**What you are asked to do:**
Can you write out all the lines word for word, with no pictures?

**Collected data:**

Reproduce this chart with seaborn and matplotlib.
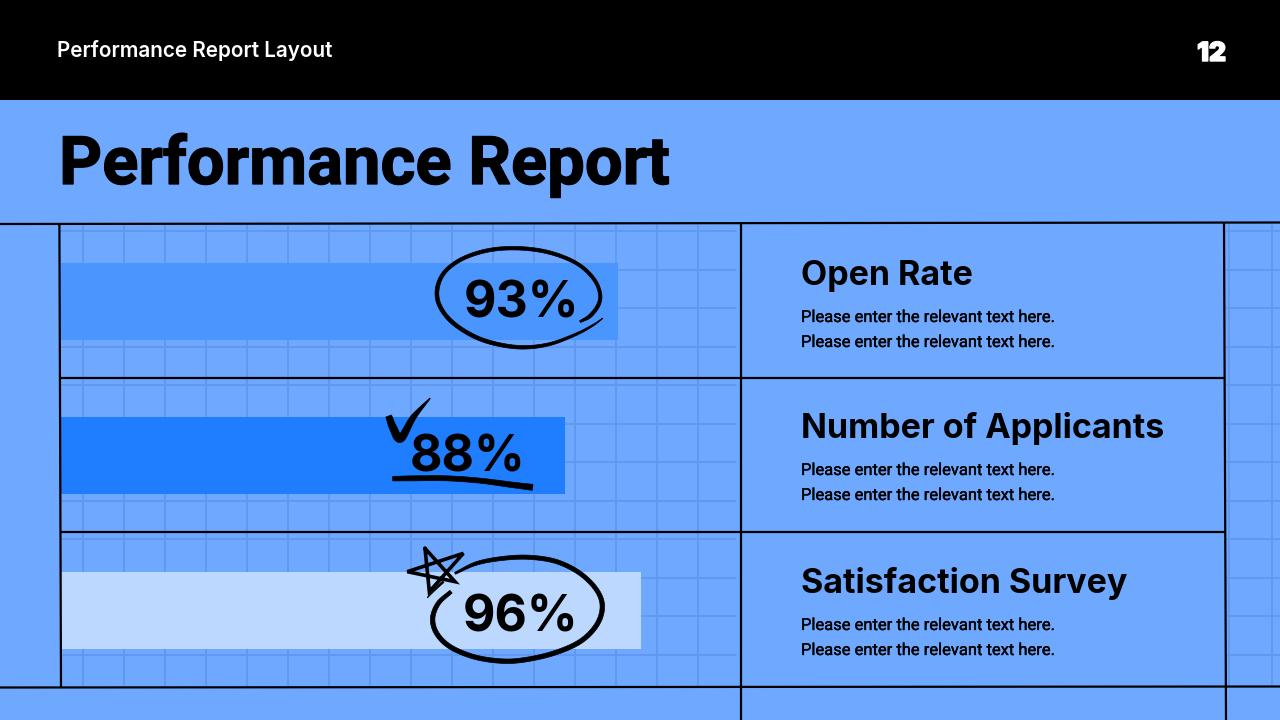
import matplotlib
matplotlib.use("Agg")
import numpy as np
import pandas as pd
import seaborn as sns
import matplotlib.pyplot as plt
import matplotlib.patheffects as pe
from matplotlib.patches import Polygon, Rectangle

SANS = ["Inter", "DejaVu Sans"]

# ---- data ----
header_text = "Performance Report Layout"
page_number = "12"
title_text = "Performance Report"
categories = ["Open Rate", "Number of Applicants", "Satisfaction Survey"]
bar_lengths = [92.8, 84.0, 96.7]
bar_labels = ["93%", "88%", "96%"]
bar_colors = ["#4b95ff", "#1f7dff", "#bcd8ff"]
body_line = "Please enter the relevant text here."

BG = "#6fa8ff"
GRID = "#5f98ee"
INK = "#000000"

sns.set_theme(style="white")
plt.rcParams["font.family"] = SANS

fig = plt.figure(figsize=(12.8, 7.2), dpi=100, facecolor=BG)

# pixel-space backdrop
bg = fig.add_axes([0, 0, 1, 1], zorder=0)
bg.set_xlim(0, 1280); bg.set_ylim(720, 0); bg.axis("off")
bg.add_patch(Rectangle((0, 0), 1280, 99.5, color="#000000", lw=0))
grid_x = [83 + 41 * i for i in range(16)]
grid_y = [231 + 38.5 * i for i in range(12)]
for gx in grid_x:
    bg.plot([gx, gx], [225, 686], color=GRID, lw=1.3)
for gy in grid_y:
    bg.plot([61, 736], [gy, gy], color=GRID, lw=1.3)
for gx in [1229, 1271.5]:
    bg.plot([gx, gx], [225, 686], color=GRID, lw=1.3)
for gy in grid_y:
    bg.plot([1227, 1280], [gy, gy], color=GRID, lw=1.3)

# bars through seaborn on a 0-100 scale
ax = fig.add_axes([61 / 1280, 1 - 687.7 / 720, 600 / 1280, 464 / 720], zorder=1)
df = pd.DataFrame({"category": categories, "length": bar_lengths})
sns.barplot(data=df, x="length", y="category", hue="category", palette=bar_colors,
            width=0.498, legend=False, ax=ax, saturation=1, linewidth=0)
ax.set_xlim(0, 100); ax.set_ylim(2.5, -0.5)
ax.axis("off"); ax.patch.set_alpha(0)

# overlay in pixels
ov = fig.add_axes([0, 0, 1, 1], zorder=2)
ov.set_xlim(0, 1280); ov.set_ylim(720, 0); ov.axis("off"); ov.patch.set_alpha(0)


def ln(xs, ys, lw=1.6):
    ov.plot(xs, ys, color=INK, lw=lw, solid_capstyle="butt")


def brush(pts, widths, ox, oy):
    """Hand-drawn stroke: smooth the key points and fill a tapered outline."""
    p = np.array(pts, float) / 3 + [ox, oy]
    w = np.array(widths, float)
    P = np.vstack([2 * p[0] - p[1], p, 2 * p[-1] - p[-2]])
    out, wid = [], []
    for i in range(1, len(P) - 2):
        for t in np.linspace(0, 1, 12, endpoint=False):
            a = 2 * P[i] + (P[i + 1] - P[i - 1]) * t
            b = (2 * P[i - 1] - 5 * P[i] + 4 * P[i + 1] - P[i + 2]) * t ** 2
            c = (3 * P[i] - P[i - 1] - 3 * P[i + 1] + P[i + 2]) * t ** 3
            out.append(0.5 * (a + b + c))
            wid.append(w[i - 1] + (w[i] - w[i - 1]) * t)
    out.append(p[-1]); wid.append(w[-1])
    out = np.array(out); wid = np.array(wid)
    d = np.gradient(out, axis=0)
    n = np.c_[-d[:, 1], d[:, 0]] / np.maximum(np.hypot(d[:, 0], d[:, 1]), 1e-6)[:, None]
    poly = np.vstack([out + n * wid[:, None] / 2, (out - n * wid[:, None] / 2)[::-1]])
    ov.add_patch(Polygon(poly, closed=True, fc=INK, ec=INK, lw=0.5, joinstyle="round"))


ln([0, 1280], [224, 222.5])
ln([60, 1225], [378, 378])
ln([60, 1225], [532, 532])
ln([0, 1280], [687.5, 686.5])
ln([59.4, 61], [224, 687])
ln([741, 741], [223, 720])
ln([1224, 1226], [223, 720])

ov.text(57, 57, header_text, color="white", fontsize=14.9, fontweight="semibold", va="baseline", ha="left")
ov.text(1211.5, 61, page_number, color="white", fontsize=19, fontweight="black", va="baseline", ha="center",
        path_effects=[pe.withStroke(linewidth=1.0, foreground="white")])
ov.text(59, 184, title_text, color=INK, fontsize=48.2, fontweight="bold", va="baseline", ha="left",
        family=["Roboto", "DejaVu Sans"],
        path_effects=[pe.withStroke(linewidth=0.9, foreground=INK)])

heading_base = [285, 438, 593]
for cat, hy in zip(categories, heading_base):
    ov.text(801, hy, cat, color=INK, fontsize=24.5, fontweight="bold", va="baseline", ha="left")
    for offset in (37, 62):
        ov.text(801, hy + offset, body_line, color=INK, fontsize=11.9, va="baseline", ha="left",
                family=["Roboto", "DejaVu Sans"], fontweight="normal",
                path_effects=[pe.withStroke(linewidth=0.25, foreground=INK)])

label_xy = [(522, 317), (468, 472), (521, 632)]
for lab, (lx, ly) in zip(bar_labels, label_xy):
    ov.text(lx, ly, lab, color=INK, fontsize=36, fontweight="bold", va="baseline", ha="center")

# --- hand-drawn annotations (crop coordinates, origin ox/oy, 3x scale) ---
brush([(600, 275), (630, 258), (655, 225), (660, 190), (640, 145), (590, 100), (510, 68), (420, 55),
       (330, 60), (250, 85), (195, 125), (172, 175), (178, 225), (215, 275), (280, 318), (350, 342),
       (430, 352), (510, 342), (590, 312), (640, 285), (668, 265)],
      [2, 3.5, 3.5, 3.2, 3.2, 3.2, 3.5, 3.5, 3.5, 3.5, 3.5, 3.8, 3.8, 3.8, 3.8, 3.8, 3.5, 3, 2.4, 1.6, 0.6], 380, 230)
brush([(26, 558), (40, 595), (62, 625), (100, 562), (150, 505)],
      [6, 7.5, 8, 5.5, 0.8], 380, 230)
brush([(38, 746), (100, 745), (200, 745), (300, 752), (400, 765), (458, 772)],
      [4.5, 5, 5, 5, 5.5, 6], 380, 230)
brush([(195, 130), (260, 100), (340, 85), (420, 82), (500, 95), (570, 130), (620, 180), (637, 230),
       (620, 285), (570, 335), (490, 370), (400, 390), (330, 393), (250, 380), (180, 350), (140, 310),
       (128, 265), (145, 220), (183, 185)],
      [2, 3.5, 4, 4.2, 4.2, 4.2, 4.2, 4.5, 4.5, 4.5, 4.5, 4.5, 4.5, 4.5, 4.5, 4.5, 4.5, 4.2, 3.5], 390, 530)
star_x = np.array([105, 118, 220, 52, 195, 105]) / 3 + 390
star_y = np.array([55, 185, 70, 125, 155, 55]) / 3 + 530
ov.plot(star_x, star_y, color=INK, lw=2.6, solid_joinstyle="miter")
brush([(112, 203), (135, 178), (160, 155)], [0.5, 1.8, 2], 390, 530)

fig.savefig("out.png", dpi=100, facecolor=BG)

**Finished answer:**
Reproduce this chart with seaborn and matplotlib.
import matplotlib
matplotlib.use("Agg")
import numpy as np
import pandas as pd
import seaborn as sns
import matplotlib.pyplot as plt
import matplotlib.patheffects as pe
from matplotlib.patches import Polygon, Rectangle

SANS = ["Inter", "DejaVu Sans"]

# ---- data ----
header_text = "Performance Report Layout"
page_number = "12"
title_text = "Performance Report"
categories = ["Open Rate", "Number of Applicants", "Satisfaction Survey"]
bar_lengths = [92.8, 84.0, 96.7]
bar_labels = ["93%", "88%", "96%"]
bar_colors = ["#4b95ff", "#1f7dff", "#bcd8ff"]
body_line = "Please enter the relevant text here."

BG = "#6fa8ff"
GRID = "#5f98ee"
INK = "#000000"

sns.set_theme(style="white")
plt.rcParams["font.family"] = SANS

fig = plt.figure(figsize=(12.8, 7.2), dpi=100, facecolor=BG)

# pixel-space backdrop
bg = fig.add_axes([0, 0, 1, 1], zorder=0)
bg.set_xlim(0, 1280); bg.set_ylim(720, 0); bg.axis("off")
bg.add_patch(Rectangle((0, 0), 1280, 99.5, color="#000000", lw=0))
grid_x = [83 + 41 * i for i in range(16)]
grid_y = [231 + 38.5 * i for i in range(12)]
for gx in grid_x:
    bg.plot([gx, gx], [225, 686], color=GRID, lw=1.3)
for gy in grid_y:
    bg.plot([61, 736], [gy, gy], color=GRID, lw=1.3)
for gx in [1229, 1271.5]:
    bg.plot([gx, gx], [225, 686], color=GRID, lw=1.3)
for gy in grid_y:
    bg.plot([1227, 1280], [gy, gy], color=GRID, lw=1.3)

# bars through seaborn on a 0-100 scale
ax = fig.add_axes([61 / 1280, 1 - 687.7 / 720, 600 / 1280, 464 / 720], zorder=1)
df = pd.DataFrame({"category": categories, "length": bar_lengths})
sns.barplot(data=df, x="length", y="category", hue="category", palette=bar_colors,
            width=0.498, legend=False, ax=ax, saturation=1, linewidth=0)
ax.set_xlim(0, 100); ax.set_ylim(2.5, -0.5)
ax.axis("off"); ax.patch.set_alpha(0)

# overlay in pixels
ov = fig.add_axes([0, 0, 1, 1], zorder=2)
ov.set_xlim(0, 1280); ov.set_ylim(720, 0); ov.axis("off"); ov.patch.set_alpha(0)


def ln(xs, ys, lw=1.6):
    ov.plot(xs, ys, color=INK, lw=lw, solid_capstyle="butt")


def brush(pts, widths, ox, oy):
    """Hand-drawn stroke: smooth the key points and fill a tapered outline."""
    p = np.array(pts, float) / 3 + [ox, oy]
    w = np.array(widths, float)
    P = np.vstack([2 * p[0] - p[1], p, 2 * p[-1] - p[-2]])
    out, wid = [], []
    for i in range(1, len(P) - 2):
        for t in np.linspace(0, 1, 12, endpoint=False):
            a = 2 * P[i] + (P[i + 1] - P[i - 1]) * t
            b = (2 * P[i - 1] - 5 * P[i] + 4 * P[i + 1] - P[i + 2]) * t ** 2
            c = (3 * P[i] - P[i - 1] - 3 * P[i + 1] + P[i + 2]) * t ** 3
            out.append(0.5 * (a + b + c))
            wid.append(w[i - 1] + (w[i] - w[i - 1]) * t)
    out.append(p[-1]); wid.append(w[-1])
    out = np.array(out); wid = np.array(wid)
    d = np.gradient(out, axis=0)
    n = np.c_[-d[:, 1], d[:, 0]] / np.maximum(np.hypot(d[:, 0], d[:, 1]), 1e-6)[:, None]
    poly = np.vstack([out + n * wid[:, None] / 2, (out - n * wid[:, None] / 2)[::-1]])
    ov.add_patch(Polygon(poly, closed=True, fc=INK, ec=INK, lw=0.5, joinstyle="round"))


ln([0, 1280], [224, 222.5])
ln([60, 1225], [378, 378])
ln([60, 1225], [532, 532])
ln([0, 1280], [687.5, 686.5])
ln([59.4, 61], [224, 687])
ln([741, 741], [223, 720])
ln([1224, 1226], [223, 720])

ov.text(57, 57, header_text, color="white", fontsize=14.9, fontweight="semibold", va="baseline", ha="left")
ov.text(1211.5, 61, page_number, color="white", fontsize=19, fontweight="black", va="baseline", ha="center",
        path_effects=[pe.withStroke(linewidth=1.0, foreground="white")])
ov.text(59, 184, title_text, color=INK, fontsize=48.2, fontweight="bold", va="baseline", ha="left",
        family=["Roboto", "DejaVu Sans"],
        path_effects=[pe.withStroke(linewidth=0.9, foreground=INK)])

heading_base = [285, 438, 593]
for cat, hy in zip(categories, heading_base):
    ov.text(801, hy, cat, color=INK, fontsize=24.5, fontweight="bold", va="baseline", ha="left")
    for offset in (37, 62):
        ov.text(801, hy + offset, body_line, color=INK, fontsize=11.9, va="baseline", ha="left",
                family=["Roboto", "DejaVu Sans"], fontweight="normal",
                path_effects=[pe.withStroke(linewidth=0.25, foreground=INK)])

label_xy = [(522, 317), (468, 472), (521, 632)]
for lab, (lx, ly) in zip(bar_labels, label_xy):
    ov.text(lx, ly, lab, color=INK, fontsize=36, fontweight="bold", va="baseline", ha="center")

# --- hand-drawn annotations (crop coordinates, origin ox/oy, 3x scale) ---
brush([(600, 275), (630, 258), (655, 225), (660, 190), (640, 145), (590, 100), (510, 68), (420, 55),
       (330, 60), (250, 85), (195, 125), (172, 175), (178, 225), (215, 275), (280, 318), (350, 342),
       (430, 352), (510, 342), (590, 312), (640, 285), (668, 265)],
      [2, 3.5, 3.5, 3.2, 3.2, 3.2, 3.5, 3.5, 3.5, 3.5, 3.5, 3.8, 3.8, 3.8, 3.8, 3.8, 3.5, 3, 2.4, 1.6, 0.6], 380, 230)
brush([(26, 558), (40, 595), (62, 625), (100, 562), (150, 505)],
      [6, 7.5, 8, 5.5, 0.8], 380, 230)
brush([(38, 746), (100, 745), (200, 745), (300, 752), (400, 765), (458, 772)],
      [4.5, 5, 5, 5, 5.5, 6], 380, 230)
brush([(195, 130), (260, 100), (340, 85), (420, 82), (500, 95), (570, 130), (620, 180), (637, 230),
       (620, 285), (570, 335), (490, 370), (400, 390), (330, 393), (250, 380), (180, 350), (140, 310),
       (128, 265), (145, 220), (183, 185)],
      [2, 3.5, 4, 4.2, 4.2, 4.2, 4.2, 4.5, 4.5, 4.5, 4.5, 4.5, 4.5, 4.5, 4.5, 4.5, 4.5, 4.2, 3.5], 390, 530)
star_x = np.array([105, 118, 220, 52, 195, 105]) / 3 + 390
star_y = np.array([55, 185, 70, 125, 155, 55]) / 3 + 530
ov.plot(star_x, star_y, color=INK, lw=2.6, solid_joinstyle="miter")
brush([(112, 203), (135, 178), (160, 155)], [0.5, 1.8, 2], 390, 530)

fig.savefig("out.png", dpi=100, facecolor=BG)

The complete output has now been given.